Addressing his 300-person audience at the Royal Ontario Museum, Professor Nikolas Rose raises his voice to be heard over the roar of a passing subway train below. It seems the city is alive in the room; a fitting soundtrack for CAMH and the Wellesley Institute’s second event in a series exploring the role of cities in mental health.
Dr. Rose is an international expert on the topic, which may seem odd given his self-professed aversion to the cacophony of city life. When he looks out his fifth storey apartment window in London, England, he’s amazed to see throngs of people deliberately flocking to the noise, lights, and smells that tend to overwhelm him.
It’s that dynamic interplay of environments and human beings that Dr. Rose has come from King’s College London to Toronto to speak about. He is a social and political theorist with a particular interest in the relationship between social science and life sciences, and he has a 50-year involvement in psychiatry and mental health.
“To understand the question of how urban settings affect mental health,” he says, “we must understand cities as complex ecological environments where humans make their lives. They are not passive creatures, not mere recipients; they struggle to make sense of their lives, almost always in relation with others.”
The subway train roars below as the audience nods in agreement.
New era of urbanization
The United Nations predicts that two-thirds of the world will live in cities by 2050. 200 years of evidence shows that urban inhabitants face higher rates of mental illness than those living in rural settings.
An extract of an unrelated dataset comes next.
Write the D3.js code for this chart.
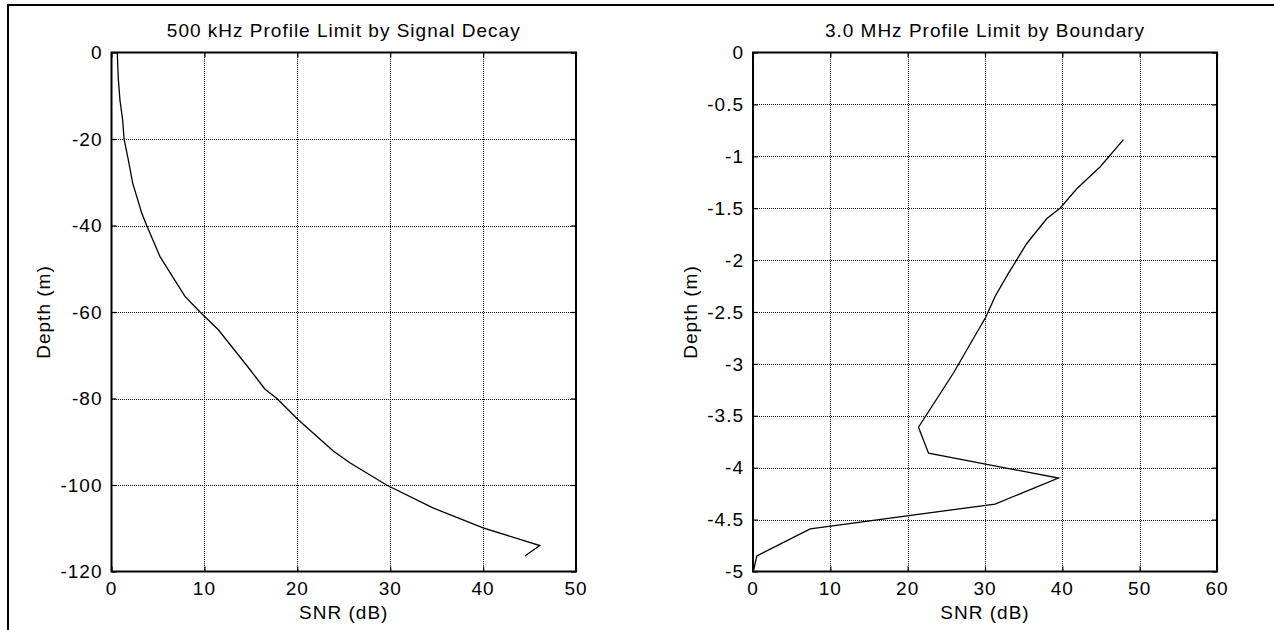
<!DOCTYPE html>
<html><head><meta charset="utf-8">
<script src="https://cdn.jsdelivr.net/npm/d3@7"></script>
<style>
html,body{margin:0;padding:0;background:#fff;}
svg{display:block;}
text{font-family:"Liberation Sans",Arial,sans-serif;fill:#000;}
</style></head>
<body>
<svg id="chart" width="1274" height="630"></svg>
<script>
// ---- data ----
const leftTitle = "500 kHz Profile Limit by Signal Decay";
const leftDepth = [0, -6, -11, -15.6, -20, -24.8, -30.2, -37.1, -40, -47.2, -56.4, -60, -64.1, -73.3, -77.8, -80, -84.9, -92.2, -94.9, -100, -105.3, -109.9, -114, -116.4];
const leftSNR   = [0.62, 0.73, 0.91, 1.2, 1.35, 1.81, 2.28, 3.25, 3.79, 5.22, 7.91, 9.53, 11.5, 14.9, 16.5, 17.8, 20.1, 23.9, 25.7, 29.6, 34.6, 40.0, 46.1, 44.5];
const leftXTicks = [0, 10, 20, 30, 40, 50];
const leftYTicks = [0, -20, -40, -60, -80, -100, -120];

const rightTitle = "3.0 MHz Profile Limit by Boundary";
const rightDepth = [-0.84, -1.10, -1.31, -1.50, -1.60, -1.84, -2.13, -2.35, -2.55, -2.64, -3.09, -3.61, -3.86, -4.10, -4.35, -4.59, -4.85, -5.0];
const rightSNR   = [47.9, 44.9, 41.9, 39.7, 38.0, 35.4, 33.0, 31.3, 30.1, 29.4, 25.9, 21.4, 22.7, 39.5, 31.3, 7.4, 0.5, 0.04];
const rightXTicks = [0, 10, 20, 30, 40, 50, 60];
const rightYTicks = [0, -0.5, -1, -1.5, -2, -2.5, -3, -3.5, -4, -4.5, -5];

const xLabel = "SNR (dB)";
const yLabel = "Depth (m)";

// ---- drawing ----
const svg = d3.select("#chart");
const FS = 19, LS = 1;
const px = v => Math.round(v) + 0.5;

// outer frame
svg.append("path").attr("d","M8,640 L8,5 L1290,5")
  .attr("fill","none").attr("stroke","#000").attr("stroke-width",2);

function panel(o){
  const x = d3.scaleLinear().domain(o.xDomain).range([o.left, o.left + o.w]);
  const y = d3.scaleLinear().domain(o.yDomain).range([o.top + o.h, o.top]);
  const g = svg.append("g");
  const T = 5;
  // grid
  g.selectAll(".gx").data(o.xTicks.slice(1,-1)).join("line")
    .attr("x1",d=>px(x(d))).attr("x2",d=>px(x(d))).attr("y1",o.top).attr("y2",o.top+o.h)
    .attr("stroke","#000").attr("stroke-width",1).attr("stroke-dasharray","1,1")
    .attr("shape-rendering","crispEdges");
  g.selectAll(".gy").data(o.yTicks.slice(1,-1)).join("line")
    .attr("y1",d=>px(y(d))).attr("y2",d=>px(y(d))).attr("x1",o.left).attr("x2",o.left+o.w)
    .attr("stroke","#000").attr("stroke-width",1).attr("stroke-dasharray","1,1")
    .attr("shape-rendering","crispEdges");
  // ticks (inside, all four sides)
  const xAxB = d3.axisBottom(x).tickValues(o.xTicks).tickSizeInner(-T).tickSizeOuter(0).tickFormat("");
  const xAxT = d3.axisTop(x).tickValues(o.xTicks).tickSizeInner(-T).tickSizeOuter(0).tickFormat("");
  const yAxL = d3.axisLeft(y).tickValues(o.yTicks).tickSizeInner(-T).tickSizeOuter(0).tickFormat("");
  const yAxR = d3.axisRight(y).tickValues(o.yTicks).tickSizeInner(-T).tickSizeOuter(0).tickFormat("");
  [[xAxB,`translate(0,${o.top+o.h})`],[xAxT,`translate(0,${o.top})`],
   [yAxL,`translate(${o.left},0)`],[yAxR,`translate(${o.left+o.w},0)`]].forEach(([ax,tr])=>{
    const a = g.append("g").attr("transform",tr).call(ax);
    a.select(".domain").remove();
    a.selectAll("line").attr("stroke","#000").attr("stroke-width",1.2);
  });
  // box
  g.append("rect").attr("x",o.left).attr("y",o.top).attr("width",o.w).attr("height",o.h)
    .attr("fill","none").attr("stroke","#000").attr("stroke-width",2);
  // tick labels
  g.selectAll(".xl").data(o.xTicks).join("text")
    .attr("x",d=>x(d)).attr("y",o.top+o.h+23).attr("text-anchor","middle")
    .style("font-size",FS+"px").style("letter-spacing",LS+"px").text(d=>d);
  g.selectAll(".yl").data(o.yTicks).join("text")
    .attr("x",o.left-9).attr("y",d=>y(d)).attr("dy","0.35em").attr("text-anchor","end")
    .style("font-size",FS+"px").style("letter-spacing",LS+"px").text(d=>d);
  // labels
  g.append("text").attr("x",o.left+o.w/2).attr("y",619).attr("text-anchor","middle")
    .style("font-size",FS+"px").style("letter-spacing",LS+"px").text(xLabel);
  g.append("text").attr("transform",`translate(${o.ylabX},${o.top+o.h/2}) rotate(-90)`)
    .attr("dy","0.35em").attr("text-anchor","middle")
    .style("font-size",FS+"px").style("letter-spacing",LS+"px").text(yLabel);
  g.append("text").attr("x",o.left+o.w/2).attr("y",37).attr("text-anchor","middle")
    .style("font-size",FS+"px").style("letter-spacing",LS+"px").text(o.title);
  // curve
  const pts = o.snr.map((v,i)=>[v,o.depth[i]]);
  g.append("path").datum(pts)
    .attr("d", d3.line().x(d=>x(d[0])).y(d=>y(d[1])))
    .attr("fill","none").attr("stroke","#000").attr("stroke-width",1.3);
}

panel({left:111.5, top:52.5, w:464.5, h:519, xDomain:[0,50], yDomain:[-120,0],
  xTicks:leftXTicks, yTicks:leftYTicks, snr:leftSNR, depth:leftDepth, title:leftTitle, ylabX:43});
panel({left:753, top:52.5, w:464, h:519, xDomain:[0,60], yDomain:[-5,0],
  xTicks:rightXTicks, yTicks:rightYTicks, snr:rightSNR, depth:rightDepth, title:rightTitle, ylabX:690});
</script>
</body></html>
While those numbers tell us there is a problem and geo-mapping tells us where to look, says Dr. Rose, we still don’t know exactly what it is about urban living that is generating this impact.
There are well-established links between ill-health and risk factors like poverty, overcrowding, racism, violence and trauma, but it is no longer sufficient to only look at those correlations.
“We need to go beyond correlations to understand mechanisms – how does the city get under our skin?” asks Dr. Rose.
A new biology?
Dr. Rose points to recent opportunities for life sciences and social sciences to work together – a collaboration that begins “to place the whole organism back in its environment.”
Epigenetics, for example, recognizes that the most important thing for the development of humans is not genetic makeup given at birth, but rather the way those genes are activated or deactivated across the life course. Similarly, the brain is plastic and ever-changing, not just at critical points in youth, but throughout a person’s life.
“Human beings are not single organisms,” he says. “We are inhabited by millions and millions of microbes, and the state of those microbes is exquisitely shaped by your environment and fundamentally related to your physical and mental health.”
He also points to impacts of exposure to the atmosphere and the pollutants on the development of human beings.
“We have moved from a situation where people think of biology as destiny, to where people begin to see that understanding biology is also the basis for opportunities for intervention.”
Stress and a ratty diversion
Along with the roaring subway train below, the evening had its fair share of rats. Dr. Rose highlights research done with rats to show how organisms, when placed in situations they perceive to be stressful and with no opportunity to ‘fight or flight’, can experience illness.
Stress is the repeated triggering of the adrenal hormonal system, which can alter gene expressions and our brains. But, says Dr. Rose, stress is subjective.
“Their stress is not my stress,” he remarks, referring to the crowds he observed reveling in London’s busy metropolis. “Stress is the way in which a human who is equipped with language and culture codes an experience.”
Stress is also one of the largest contributors to poor mental health in cities, but the notion that not everyone responds to stress in the same way is an important one. A closer look can provide insight into improving resilience in people and communities. In particular, peers, social networks and informal spaces seem to play an important role in creating resilient communities, helping to buffer stress.
“The thing we find again and again is the way people negotiate their way around these urban spaces, how they domesticate and manage their stress, how they learn to live in situations of insecurity, in combination with others,” says Dr. Rose. “Resilience is not an individual characteristic; it is something that grows out of these transactions amongst others.”
In light of this, relying solely on formal treatment systems may not be the best approach.
“Should we perhaps recognize what is at the roots of these collective forms of resilience and seek to make use of those people themselves and their peers who are perhaps best placed to give one another support?” Dr. Rose argues.
That’s an important consideration for CAMH, the Wellesley Institute and policy-makers in the audience like Elliot Cappell. Cappell is Toronto’s Chief Resilience Officer and shared with those in attendance the main focus areas for the city’s resilience strategy, including climate change adaptation, emergency preparedness and management, and neighbourhood-level resilience. The strategy will be developed over two years as part of the 100 Resilient Cities initiative.